**The request:** In the entries that follow, how many lines contain the word "this"? Answer with the number only.

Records
++++++++++++++++++++

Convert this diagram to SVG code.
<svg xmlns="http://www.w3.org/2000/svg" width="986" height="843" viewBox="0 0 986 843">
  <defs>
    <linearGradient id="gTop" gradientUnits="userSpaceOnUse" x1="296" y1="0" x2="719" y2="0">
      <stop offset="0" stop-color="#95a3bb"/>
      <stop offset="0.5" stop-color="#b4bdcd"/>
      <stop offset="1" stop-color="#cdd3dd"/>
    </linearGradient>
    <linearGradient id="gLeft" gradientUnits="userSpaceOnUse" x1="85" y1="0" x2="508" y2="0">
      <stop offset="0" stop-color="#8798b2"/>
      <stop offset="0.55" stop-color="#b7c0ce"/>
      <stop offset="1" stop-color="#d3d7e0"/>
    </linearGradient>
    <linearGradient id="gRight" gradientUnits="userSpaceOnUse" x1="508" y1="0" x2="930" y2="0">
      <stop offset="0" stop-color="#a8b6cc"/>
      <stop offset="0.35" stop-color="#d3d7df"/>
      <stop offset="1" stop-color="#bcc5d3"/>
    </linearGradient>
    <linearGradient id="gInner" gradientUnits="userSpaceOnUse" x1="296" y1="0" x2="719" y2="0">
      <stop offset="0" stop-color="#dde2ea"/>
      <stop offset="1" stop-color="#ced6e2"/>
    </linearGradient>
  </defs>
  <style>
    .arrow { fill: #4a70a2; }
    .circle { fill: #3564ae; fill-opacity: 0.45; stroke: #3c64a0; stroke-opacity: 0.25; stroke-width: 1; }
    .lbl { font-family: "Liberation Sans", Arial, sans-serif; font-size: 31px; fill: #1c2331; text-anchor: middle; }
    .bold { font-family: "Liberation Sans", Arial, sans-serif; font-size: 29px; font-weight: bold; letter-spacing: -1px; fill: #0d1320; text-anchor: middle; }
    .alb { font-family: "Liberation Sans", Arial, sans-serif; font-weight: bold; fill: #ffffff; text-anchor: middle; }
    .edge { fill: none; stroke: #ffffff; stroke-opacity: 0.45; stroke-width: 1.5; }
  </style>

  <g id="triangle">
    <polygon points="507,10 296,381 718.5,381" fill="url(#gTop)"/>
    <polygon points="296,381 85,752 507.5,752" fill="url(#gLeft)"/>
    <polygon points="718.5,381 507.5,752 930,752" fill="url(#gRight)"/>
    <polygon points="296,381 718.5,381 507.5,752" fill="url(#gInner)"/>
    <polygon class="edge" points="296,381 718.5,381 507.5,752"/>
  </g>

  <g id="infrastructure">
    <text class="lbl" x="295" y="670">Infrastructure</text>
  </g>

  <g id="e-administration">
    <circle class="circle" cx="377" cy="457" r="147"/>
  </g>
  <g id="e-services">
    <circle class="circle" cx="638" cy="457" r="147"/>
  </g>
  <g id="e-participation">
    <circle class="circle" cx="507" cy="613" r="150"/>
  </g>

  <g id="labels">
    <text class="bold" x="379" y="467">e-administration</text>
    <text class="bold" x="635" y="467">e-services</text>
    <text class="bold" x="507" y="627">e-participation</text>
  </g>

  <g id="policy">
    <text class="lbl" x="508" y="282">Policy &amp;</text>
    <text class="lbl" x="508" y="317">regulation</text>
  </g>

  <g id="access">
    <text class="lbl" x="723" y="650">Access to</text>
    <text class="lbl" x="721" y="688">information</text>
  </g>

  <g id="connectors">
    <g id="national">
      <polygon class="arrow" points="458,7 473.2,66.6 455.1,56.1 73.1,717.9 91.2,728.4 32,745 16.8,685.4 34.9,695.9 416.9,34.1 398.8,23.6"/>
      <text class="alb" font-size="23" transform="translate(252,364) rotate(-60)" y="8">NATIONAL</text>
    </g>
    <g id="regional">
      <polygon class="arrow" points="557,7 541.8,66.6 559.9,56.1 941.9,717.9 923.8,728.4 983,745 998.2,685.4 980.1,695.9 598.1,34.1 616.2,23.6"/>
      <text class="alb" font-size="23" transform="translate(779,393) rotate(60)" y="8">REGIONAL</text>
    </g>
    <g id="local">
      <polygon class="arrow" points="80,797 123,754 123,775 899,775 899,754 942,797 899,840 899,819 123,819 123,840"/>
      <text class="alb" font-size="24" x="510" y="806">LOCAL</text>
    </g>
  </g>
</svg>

++++++++++++++++++++

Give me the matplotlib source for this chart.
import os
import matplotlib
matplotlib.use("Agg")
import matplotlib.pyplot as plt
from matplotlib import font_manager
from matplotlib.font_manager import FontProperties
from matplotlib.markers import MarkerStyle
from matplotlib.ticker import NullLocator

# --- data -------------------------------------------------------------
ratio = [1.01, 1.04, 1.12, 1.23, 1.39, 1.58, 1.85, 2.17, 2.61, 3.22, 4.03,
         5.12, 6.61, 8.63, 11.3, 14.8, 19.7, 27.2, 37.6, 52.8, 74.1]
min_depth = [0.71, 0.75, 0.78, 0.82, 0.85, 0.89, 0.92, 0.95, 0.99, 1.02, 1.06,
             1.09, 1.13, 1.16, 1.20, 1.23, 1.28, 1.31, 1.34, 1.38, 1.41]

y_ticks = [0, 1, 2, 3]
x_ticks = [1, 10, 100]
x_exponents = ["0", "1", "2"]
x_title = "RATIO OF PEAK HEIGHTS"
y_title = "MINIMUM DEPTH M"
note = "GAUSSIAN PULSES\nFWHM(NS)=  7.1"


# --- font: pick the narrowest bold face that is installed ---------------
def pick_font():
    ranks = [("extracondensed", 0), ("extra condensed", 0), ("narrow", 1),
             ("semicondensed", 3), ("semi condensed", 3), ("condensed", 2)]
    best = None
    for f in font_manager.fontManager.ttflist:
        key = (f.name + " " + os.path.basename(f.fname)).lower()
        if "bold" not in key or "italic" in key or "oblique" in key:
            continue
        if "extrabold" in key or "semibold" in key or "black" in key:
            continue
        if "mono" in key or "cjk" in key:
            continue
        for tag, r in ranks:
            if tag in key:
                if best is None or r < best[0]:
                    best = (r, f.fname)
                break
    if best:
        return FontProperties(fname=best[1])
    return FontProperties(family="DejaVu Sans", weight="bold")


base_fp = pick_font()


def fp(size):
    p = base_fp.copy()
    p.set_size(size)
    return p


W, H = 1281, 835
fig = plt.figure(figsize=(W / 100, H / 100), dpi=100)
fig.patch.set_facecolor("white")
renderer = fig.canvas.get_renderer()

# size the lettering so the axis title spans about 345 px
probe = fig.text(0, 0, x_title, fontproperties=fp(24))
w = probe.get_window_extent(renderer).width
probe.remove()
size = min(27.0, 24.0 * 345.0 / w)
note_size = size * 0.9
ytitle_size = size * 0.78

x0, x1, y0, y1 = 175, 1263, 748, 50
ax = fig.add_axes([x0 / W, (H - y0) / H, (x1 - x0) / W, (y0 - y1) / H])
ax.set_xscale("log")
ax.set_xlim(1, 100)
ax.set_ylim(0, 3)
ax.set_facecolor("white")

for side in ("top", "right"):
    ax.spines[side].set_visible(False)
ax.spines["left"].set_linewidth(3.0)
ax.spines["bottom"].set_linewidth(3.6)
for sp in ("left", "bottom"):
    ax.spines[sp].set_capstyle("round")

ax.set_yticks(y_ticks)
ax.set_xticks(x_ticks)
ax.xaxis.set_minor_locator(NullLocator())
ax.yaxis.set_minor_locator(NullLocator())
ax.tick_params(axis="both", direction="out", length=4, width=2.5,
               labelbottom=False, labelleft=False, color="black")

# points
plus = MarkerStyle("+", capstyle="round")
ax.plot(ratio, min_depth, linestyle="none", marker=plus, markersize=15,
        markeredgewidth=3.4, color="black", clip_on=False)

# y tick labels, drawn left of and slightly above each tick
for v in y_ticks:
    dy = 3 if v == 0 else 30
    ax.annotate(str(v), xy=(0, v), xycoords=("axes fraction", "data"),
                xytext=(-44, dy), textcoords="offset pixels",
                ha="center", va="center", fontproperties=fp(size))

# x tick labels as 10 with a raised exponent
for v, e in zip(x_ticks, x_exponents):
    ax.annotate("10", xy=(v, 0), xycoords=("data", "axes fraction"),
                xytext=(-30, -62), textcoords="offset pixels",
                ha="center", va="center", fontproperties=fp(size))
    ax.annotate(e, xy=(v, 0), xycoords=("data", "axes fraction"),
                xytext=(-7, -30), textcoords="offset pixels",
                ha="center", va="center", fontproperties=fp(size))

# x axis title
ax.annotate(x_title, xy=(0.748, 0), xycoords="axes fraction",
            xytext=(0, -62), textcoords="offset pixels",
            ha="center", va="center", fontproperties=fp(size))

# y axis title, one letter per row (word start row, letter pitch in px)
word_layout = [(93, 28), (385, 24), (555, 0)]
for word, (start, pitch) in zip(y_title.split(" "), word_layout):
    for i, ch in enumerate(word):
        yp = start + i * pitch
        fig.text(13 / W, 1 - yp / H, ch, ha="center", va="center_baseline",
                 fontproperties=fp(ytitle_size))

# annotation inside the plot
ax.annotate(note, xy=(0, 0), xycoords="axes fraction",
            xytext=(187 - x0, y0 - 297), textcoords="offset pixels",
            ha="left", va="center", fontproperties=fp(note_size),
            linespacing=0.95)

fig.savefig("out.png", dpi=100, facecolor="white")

++++++++++++++++++++

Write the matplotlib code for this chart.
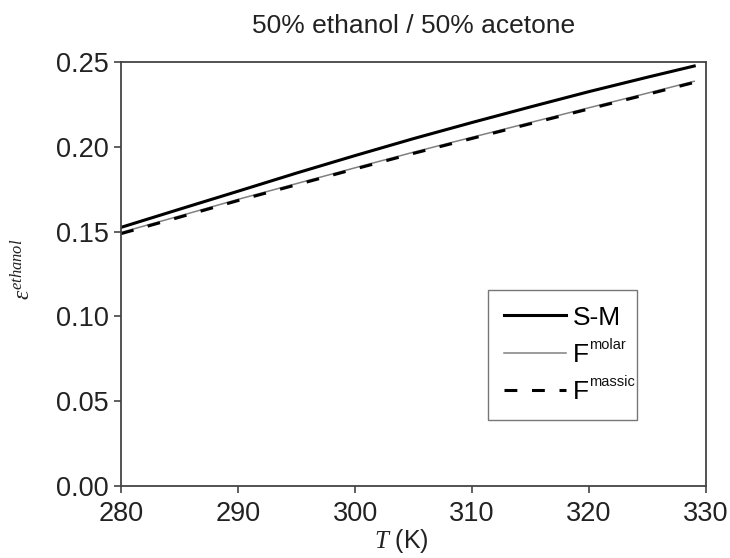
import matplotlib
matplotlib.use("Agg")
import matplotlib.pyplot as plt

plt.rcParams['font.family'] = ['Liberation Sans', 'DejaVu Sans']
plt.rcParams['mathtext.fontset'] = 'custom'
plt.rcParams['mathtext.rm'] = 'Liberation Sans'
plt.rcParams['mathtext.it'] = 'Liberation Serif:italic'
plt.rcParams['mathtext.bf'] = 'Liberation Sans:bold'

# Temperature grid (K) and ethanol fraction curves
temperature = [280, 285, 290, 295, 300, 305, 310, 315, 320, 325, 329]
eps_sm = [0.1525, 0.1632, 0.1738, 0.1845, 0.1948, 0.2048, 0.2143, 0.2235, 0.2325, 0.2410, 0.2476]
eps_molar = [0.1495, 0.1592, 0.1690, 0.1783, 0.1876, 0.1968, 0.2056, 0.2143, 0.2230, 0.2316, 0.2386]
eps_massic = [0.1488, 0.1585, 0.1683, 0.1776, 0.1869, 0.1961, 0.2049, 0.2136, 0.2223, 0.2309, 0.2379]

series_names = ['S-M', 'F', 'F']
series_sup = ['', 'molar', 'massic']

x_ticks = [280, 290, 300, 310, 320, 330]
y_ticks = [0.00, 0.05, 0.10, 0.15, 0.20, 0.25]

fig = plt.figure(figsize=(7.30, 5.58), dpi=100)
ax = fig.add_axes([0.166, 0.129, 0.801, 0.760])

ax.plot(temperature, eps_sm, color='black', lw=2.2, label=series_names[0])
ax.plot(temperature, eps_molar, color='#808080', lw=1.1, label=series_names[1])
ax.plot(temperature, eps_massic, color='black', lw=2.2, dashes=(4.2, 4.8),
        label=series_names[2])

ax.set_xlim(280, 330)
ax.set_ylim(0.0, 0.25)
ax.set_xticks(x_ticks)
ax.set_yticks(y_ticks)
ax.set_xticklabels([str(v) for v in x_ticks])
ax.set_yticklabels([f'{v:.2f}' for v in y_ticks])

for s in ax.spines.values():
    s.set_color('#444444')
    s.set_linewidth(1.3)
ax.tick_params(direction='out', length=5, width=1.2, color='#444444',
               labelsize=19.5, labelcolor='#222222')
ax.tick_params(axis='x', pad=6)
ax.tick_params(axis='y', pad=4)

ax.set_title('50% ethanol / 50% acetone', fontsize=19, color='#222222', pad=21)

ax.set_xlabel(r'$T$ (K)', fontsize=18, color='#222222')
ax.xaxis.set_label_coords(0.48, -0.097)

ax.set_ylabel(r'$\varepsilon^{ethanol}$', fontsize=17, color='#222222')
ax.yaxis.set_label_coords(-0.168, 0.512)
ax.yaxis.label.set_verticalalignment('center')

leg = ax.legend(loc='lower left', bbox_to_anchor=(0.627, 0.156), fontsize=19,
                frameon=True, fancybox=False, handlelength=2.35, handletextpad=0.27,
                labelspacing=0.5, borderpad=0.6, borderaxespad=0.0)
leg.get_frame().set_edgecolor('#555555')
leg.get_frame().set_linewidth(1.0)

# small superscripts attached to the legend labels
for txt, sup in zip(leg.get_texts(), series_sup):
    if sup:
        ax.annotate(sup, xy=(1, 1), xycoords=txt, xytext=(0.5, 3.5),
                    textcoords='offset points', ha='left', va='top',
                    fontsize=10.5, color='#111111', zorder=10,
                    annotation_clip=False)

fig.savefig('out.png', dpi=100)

++++++++++++++++++++

**Task response:** 3